If what you're complaining about is the fact that in Example 2, the system has a given initial state, then fine. Throw away Example 2 and look at Example 1 only. It doesn't matter what the initial state is, the system still has the same property. In fact, that system doesn't need to have an "initial state" -- it can be viewed as having existed forever. There is no input into the system -- it entirely runs itself.

If you still object, I don't understand why, so please give an example of a system that meets the requirements to your satisfaction, so that I can get a better idea of what your objection is.

8. Aug 22, 2013

### EricJRose83

Well, all of the examples you gave are actually sub-systems, due to initial input. As a result they're neither isolated, nor self-contained. If a system was isolated and self-contained, would it then follow that all events in that system would sequentially reiterate themselves an infinite amount of times? I realize the creation of such a system is impossible, but if one existed...

I'm asking because I think if one did exist, the only way to excuse it's existence would be via a causality loop, where A causes B, B causes C and then C causes A, into and from infinity. All of the causes would be accounted for in the system then and they would each hold the virtue of being arbitrary with no initial or end cause. It would effectively be it's own universe.

9. Aug 22, 2013

### EricJRose83

Given that, would it be fair to say that any system (not sub-system) would hold this property as well?

10. Aug 22, 2013

### verty

Two equally sized balls in empty space moving away from each other.
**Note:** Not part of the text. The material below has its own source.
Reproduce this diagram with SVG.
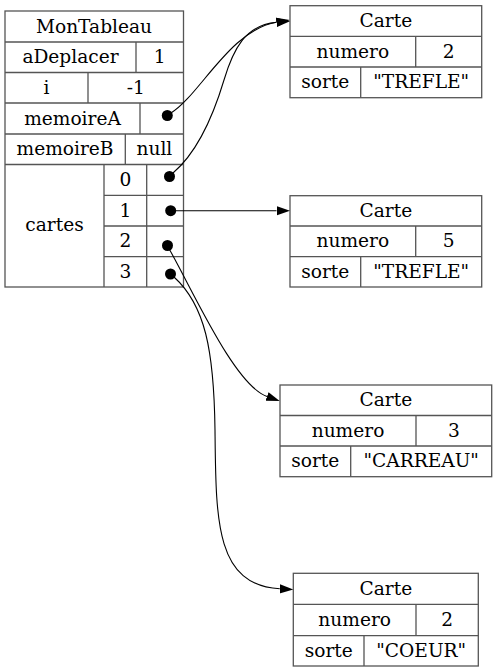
<svg xmlns="http://www.w3.org/2000/svg" width="497" height="672" viewBox="0 0 497 672">
<style>
.box{fill:#fff;stroke:#555;stroke-width:1.3}
.div{stroke:#555;stroke-width:1.3;fill:none}
text{font-family:"DejaVu Serif","Liberation Serif",serif;font-size:18.6px;text-anchor:middle;fill:#000}
.edge{fill:none;stroke:#000;stroke-width:1.1}
.dot{fill:#000}
</style>
<defs>
<marker id="arr" markerUnits="userSpaceOnUse" markerWidth="16" markerHeight="12" refX="0" refY="5" orient="auto" viewBox="0 0 16 10">
<path d="M0,0.4 L13.5,5 L0,9.6 Z" fill="#000"/>
</marker>
</defs>
<rect width="497" height="672" fill="#fff"/>
<g id="MonTableau">
<rect class="box" x="5" y="11" width="178.5" height="276"/>
<path class="div" d="M5,42 H183.5 M5,72.5 H183.5 M5,103 H183.5 M5,134 H183.5 M5,164.5 H183.5 M104,195.3 H183.5 M104,226 H183.5 M104,256.7 H183.5 M136,42 V72.5 M88,72.5 V103 M140,103 V134 M125.3,134 V164.5 M104,164.5 V287 M146.7,164.5 V287"/>
<text x="94" y="32.5">MonTableau</text>
<text x="70.5" y="63">aDeplacer</text>
<text x="159.7" y="63">1</text>
<text x="46.5" y="93.5">i</text>
<text x="135.7" y="93.5">-1</text>
<text x="72.5" y="124.5">memoireA</text>
<text x="65" y="155">memoireB</text>
<text x="154.4" y="155">null</text>
<text x="54.5" y="231">cartes</text>
<text x="125.3" y="186">0</text>
<text x="125.3" y="216.7">1</text>
<text x="125.3" y="247.3">2</text>
<text x="125.3" y="278">3</text>
</g>
<g id="carte1">
<rect class="box" x="290" y="5.7" width="191.7" height="92"/>
<path class="div" d="M290,36.3 H481.7 M290,67 H481.7 M415.7,36.3 V67 M360.7,67 V97.7"/>
<text x="385.8" y="27">Carte</text>
<text x="352.8" y="57.5">numero</text>
<text x="448.7" y="57.5">2</text>
<text x="325.3" y="88.3">sorte</text>
<text x="421.2" y="88.3">"TREFLE"</text>
</g>
<g id="carte2">
<rect class="box" x="290" y="195.7" width="191.7" height="91.3"/>
<path class="div" d="M290,226 H481.7 M290,256.7 H481.7 M415.7,226 V256.7 M360.7,256.7 V287"/>
<text x="385.8" y="217">Carte</text>
<text x="352.8" y="247.3">numero</text>
<text x="448.7" y="247.3">5</text>
<text x="325.3" y="277.8">sorte</text>
<text x="421.2" y="277.8">"TREFLE"</text>
</g>
<g id="carte3">
<rect class="box" x="280" y="385" width="211.7" height="91.7"/>
<path class="div" d="M280,415.5 H491.7 M280,446 H491.7 M416,415.5 V446 M350.7,446 V476.7"/>
<text x="385.8" y="406">Carte</text>
<text x="348" y="436.7">numero</text>
<text x="453.8" y="436.7">3</text>
<text x="315.3" y="467.3">sorte</text>
<text x="421.2" y="467.3">"CARREAU"</text>
</g>
<g id="carte4">
<rect class="box" x="293.3" y="573.3" width="185" height="92.7"/>
<path class="div" d="M293.3,604.3 H478.3 M293.3,635.7 H478.3 M416,604.3 V635.7 M364,635.7 V666"/>
<text x="385.8" y="594.8">Carte</text>
<text x="354.7" y="626">numero</text>
<text x="447.2" y="626">2</text>
<text x="328.7" y="656.8">sorte</text>
<text x="421.2" y="656.8">"COEUR"</text>
</g>
<g id="connectors">
<circle class="dot" cx="167.3" cy="115.5" r="5.5"/>
<circle class="dot" cx="169.5" cy="176.5" r="5.5"/>
<circle class="dot" cx="170.7" cy="210.7" r="5.5"/>
<circle class="dot" cx="167.5" cy="245.5" r="5.5"/>
<circle class="dot" cx="170.5" cy="274" r="5.5"/>
<path class="edge" marker-end="url(#arr)" d="M171,113 C200,95 230,30 276.5,22.3"/>
<path class="edge" marker-end="url(#arr)" d="M173,173 C200,150 215,110 224,80 C233,50 245,25 276.5,22.3"/>
<path class="edge" marker-end="url(#arr)" d="M175,210.7 L276.5,210.7"/>
<path class="edge" marker-end="url(#arr)" d="M169.5,249.5 C195,295 235,385 267,396.5"/>
<path class="edge" marker-end="url(#arr)" d="M174,277 C205,305 214,350 215,430 C216,520 215,585 279.8,588.8"/>
</g>
</svg>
This never repeats because the distance keeps growing, but it is isolated and deterministic. So the answer to your question is, no.

11. Aug 22, 2013

### EricJRose83

Well in theory this might work, I'm asking about reality though. In reality the answer to that question would rest with the shape the universe, which we're unsure of. If it was euclidian, then yes the balls would move away from each other forever. If it was elliptical then the balls would eventually intersect. If it was hyperbolic, then... how knows what. I'm sure there would be other variables involved as well.